→ Data to use:
++++++++

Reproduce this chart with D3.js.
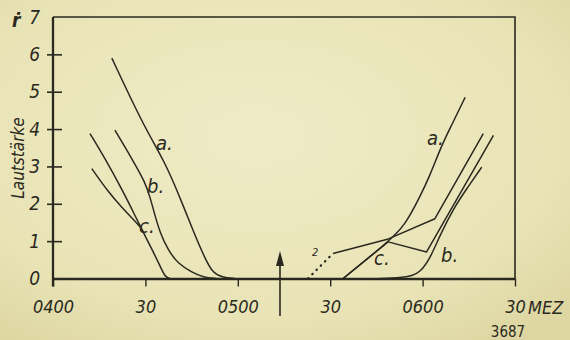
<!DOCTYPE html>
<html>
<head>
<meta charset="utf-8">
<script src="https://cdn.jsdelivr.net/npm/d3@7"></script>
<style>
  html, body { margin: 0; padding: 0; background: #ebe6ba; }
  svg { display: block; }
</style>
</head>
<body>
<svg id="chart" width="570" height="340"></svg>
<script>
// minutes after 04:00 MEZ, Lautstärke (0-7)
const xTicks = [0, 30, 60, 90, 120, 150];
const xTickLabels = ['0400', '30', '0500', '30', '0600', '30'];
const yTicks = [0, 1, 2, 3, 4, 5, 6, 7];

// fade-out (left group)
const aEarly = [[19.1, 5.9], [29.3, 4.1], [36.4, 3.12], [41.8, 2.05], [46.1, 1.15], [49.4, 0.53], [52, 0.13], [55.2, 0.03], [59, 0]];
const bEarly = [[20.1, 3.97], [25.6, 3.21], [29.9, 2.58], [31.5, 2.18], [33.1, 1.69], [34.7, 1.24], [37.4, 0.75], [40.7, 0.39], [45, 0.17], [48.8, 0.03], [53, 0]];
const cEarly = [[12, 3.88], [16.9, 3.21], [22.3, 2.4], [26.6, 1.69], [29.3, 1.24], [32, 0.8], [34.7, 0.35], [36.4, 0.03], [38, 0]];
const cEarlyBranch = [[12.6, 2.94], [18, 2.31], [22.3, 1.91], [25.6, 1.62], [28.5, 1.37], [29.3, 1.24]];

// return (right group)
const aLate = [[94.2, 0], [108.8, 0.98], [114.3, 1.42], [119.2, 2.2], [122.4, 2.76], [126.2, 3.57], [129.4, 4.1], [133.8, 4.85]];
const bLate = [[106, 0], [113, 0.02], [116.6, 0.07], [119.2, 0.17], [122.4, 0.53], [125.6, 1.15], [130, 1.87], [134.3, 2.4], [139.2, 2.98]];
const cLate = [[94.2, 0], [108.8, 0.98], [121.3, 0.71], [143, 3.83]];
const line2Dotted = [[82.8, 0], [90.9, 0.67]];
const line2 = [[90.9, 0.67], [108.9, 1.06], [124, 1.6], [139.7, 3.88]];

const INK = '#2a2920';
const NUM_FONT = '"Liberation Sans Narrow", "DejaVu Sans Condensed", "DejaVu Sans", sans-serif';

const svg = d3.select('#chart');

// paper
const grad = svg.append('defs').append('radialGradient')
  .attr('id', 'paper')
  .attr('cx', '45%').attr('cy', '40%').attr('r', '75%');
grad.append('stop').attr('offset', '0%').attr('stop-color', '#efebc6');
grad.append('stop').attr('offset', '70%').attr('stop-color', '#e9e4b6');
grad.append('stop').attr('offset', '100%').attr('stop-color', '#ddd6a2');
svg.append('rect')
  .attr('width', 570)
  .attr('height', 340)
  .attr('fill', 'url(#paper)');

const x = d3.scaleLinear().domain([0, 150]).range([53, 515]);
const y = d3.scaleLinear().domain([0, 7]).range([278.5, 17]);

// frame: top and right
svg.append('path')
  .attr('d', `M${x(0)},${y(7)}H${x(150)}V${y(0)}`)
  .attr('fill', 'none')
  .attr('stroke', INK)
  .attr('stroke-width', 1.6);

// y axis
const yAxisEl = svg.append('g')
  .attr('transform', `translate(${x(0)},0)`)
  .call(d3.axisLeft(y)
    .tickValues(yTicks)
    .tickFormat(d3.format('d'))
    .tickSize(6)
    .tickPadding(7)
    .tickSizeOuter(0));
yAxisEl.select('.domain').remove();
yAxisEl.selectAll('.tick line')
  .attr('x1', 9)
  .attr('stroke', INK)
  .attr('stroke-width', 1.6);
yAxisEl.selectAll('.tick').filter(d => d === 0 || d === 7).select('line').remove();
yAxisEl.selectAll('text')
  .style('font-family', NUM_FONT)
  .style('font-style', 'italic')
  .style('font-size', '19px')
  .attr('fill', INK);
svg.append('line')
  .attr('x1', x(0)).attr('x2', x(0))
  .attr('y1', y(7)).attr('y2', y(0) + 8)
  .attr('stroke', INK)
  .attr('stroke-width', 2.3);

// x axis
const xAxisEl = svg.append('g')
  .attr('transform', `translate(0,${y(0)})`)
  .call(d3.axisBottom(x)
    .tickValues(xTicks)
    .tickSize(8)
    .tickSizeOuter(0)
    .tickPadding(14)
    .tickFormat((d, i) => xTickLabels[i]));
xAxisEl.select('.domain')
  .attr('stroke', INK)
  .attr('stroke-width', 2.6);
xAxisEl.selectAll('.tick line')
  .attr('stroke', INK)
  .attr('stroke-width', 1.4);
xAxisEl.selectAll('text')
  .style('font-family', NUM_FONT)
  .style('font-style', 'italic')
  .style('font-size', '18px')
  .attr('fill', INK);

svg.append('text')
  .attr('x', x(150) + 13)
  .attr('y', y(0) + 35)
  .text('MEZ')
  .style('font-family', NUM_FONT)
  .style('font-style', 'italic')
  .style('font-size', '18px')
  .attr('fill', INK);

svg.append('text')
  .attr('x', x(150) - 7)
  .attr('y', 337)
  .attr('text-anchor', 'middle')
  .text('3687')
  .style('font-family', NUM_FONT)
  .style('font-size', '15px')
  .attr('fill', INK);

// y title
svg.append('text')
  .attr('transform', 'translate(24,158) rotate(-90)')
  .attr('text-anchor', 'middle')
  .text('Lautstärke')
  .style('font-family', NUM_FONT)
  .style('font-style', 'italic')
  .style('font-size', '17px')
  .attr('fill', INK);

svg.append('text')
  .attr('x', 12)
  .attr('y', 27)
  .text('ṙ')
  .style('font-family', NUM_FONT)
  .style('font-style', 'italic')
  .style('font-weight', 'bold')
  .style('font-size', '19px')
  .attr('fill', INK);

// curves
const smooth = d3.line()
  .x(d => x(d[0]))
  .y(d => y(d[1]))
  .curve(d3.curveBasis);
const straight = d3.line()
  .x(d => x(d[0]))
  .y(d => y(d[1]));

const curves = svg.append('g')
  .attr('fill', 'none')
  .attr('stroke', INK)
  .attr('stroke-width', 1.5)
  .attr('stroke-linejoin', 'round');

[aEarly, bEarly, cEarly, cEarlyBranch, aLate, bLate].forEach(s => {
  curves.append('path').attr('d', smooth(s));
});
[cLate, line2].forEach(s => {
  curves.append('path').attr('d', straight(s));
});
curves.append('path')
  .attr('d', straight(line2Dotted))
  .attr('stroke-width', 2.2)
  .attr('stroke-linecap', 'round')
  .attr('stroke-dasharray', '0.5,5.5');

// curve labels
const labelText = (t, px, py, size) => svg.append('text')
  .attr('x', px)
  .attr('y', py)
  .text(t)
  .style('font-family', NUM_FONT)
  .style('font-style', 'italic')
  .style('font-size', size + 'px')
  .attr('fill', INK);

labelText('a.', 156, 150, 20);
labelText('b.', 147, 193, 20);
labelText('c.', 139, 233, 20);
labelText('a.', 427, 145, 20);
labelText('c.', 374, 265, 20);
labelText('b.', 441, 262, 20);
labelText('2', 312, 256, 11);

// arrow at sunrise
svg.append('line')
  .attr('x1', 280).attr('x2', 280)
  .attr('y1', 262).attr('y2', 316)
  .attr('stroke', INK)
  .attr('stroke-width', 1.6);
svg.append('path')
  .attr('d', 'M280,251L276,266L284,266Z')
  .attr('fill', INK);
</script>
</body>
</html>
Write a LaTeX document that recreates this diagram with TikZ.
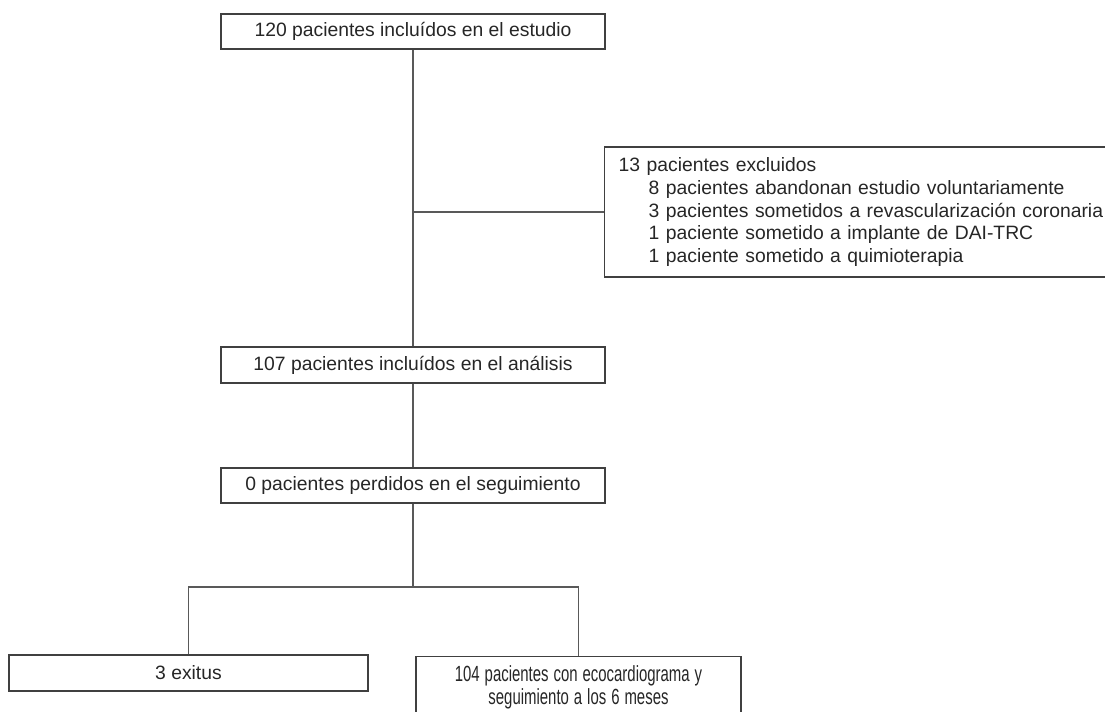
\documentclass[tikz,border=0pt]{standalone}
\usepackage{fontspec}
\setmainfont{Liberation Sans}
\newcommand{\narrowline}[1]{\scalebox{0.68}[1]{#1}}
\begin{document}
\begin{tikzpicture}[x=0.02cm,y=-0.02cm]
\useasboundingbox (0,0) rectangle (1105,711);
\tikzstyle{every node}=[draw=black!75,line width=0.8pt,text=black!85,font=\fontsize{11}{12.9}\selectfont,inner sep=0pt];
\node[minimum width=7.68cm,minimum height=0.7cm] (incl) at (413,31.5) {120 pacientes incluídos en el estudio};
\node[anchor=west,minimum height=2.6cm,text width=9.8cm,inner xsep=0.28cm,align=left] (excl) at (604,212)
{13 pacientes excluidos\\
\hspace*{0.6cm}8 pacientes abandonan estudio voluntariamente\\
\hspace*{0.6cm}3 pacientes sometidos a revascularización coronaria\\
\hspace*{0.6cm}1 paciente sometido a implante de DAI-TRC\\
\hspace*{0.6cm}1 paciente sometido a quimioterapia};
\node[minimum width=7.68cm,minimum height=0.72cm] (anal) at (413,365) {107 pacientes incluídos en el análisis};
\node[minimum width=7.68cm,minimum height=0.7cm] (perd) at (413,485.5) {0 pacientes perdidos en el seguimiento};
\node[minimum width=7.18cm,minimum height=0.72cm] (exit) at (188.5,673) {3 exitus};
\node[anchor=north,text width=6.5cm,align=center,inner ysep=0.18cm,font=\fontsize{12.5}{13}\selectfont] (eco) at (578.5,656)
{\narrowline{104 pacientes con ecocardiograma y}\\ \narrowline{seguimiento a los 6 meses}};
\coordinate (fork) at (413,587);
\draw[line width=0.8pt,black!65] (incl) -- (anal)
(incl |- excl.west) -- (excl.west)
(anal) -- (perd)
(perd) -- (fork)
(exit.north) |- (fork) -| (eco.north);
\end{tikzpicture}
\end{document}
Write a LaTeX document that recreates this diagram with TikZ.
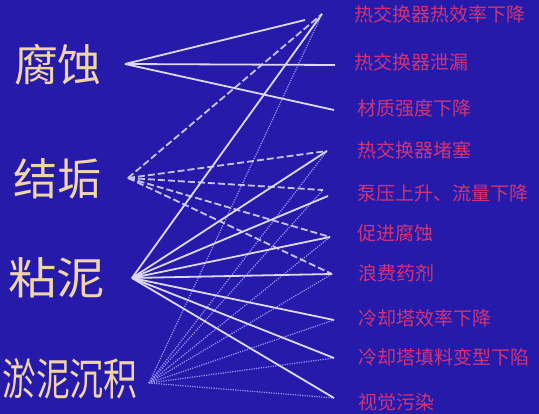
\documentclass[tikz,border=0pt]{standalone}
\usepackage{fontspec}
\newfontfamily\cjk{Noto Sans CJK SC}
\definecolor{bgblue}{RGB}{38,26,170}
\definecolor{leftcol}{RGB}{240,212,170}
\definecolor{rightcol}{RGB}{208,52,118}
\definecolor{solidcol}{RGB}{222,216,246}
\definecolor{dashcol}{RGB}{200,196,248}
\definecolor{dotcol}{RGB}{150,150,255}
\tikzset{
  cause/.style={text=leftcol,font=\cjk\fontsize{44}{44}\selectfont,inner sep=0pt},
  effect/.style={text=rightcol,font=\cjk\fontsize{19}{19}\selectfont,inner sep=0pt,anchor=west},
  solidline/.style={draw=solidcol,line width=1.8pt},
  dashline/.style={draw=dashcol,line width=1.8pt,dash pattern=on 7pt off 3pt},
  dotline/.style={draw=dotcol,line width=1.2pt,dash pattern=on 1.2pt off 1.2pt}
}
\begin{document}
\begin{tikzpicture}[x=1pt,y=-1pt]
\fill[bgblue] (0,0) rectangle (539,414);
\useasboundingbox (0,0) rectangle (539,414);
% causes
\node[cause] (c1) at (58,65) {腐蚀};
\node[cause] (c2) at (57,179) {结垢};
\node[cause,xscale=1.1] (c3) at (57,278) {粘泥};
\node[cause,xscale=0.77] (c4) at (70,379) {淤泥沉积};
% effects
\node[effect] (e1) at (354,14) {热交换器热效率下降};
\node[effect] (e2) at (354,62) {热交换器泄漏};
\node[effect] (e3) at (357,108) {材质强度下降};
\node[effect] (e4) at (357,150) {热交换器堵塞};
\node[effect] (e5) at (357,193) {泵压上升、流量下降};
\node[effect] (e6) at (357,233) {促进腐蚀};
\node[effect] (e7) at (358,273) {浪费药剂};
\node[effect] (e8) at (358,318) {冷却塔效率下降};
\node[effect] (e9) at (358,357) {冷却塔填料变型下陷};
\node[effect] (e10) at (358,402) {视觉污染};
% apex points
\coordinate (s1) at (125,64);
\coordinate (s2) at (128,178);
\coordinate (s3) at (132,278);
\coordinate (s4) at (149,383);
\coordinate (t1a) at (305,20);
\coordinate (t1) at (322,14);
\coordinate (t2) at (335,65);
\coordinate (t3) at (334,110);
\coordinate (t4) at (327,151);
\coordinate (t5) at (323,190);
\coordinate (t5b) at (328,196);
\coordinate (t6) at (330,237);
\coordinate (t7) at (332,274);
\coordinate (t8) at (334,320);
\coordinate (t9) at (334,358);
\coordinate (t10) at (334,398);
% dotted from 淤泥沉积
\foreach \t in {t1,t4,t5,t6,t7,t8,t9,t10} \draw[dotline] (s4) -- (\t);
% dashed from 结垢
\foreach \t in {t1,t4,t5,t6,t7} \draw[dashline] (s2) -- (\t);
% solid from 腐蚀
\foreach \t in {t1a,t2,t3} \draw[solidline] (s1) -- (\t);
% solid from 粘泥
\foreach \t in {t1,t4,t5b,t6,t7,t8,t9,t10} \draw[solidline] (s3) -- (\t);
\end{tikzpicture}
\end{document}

++++++++

→ Short task: Emit the lines of the material exactly, from its first line to the line containing "1.37], [29.3, 1.24]];", inclusive; leave every picture out.

→ Expected answer:
Reproduce this chart with D3.js.
<!DOCTYPE html>
<html>
<head>
<meta charset="utf-8">
<script src="https://cdn.jsdelivr.net/npm/d3@7"></script>
<style>
  html, body { margin: 0; padding: 0; background: #ebe6ba; }
  svg { display: block; }
</style>
</head>
<body>
<svg id="chart" width="570" height="340"></svg>
<script>
// minutes after 04:00 MEZ, Lautstärke (0-7)
const xTicks = [0, 30, 60, 90, 120, 150];
const xTickLabels = ['0400', '30', '0500', '30', '0600', '30'];
const yTicks = [0, 1, 2, 3, 4, 5, 6, 7];

// fade-out (left group)
const aEarly = [[19.1, 5.9], [29.3, 4.1], [36.4, 3.12], [41.8, 2.05], [46.1, 1.15], [49.4, 0.53], [52, 0.13], [55.2, 0.03], [59, 0]];
const bEarly = [[20.1, 3.97], [25.6, 3.21], [29.9, 2.58], [31.5, 2.18], [33.1, 1.69], [34.7, 1.24], [37.4, 0.75], [40.7, 0.39], [45, 0.17], [48.8, 0.03], [53, 0]];
const cEarly = [[12, 3.88], [16.9, 3.21], [22.3, 2.4], [26.6, 1.69], [29.3, 1.24], [32, 0.8], [34.7, 0.35], [36.4, 0.03], [38, 0]];
const cEarlyBranch = [[12.6, 2.94], [18, 2.31], [22.3, 1.91], [25.6, 1.62], [28.5, 1.37], [29.3, 1.24]];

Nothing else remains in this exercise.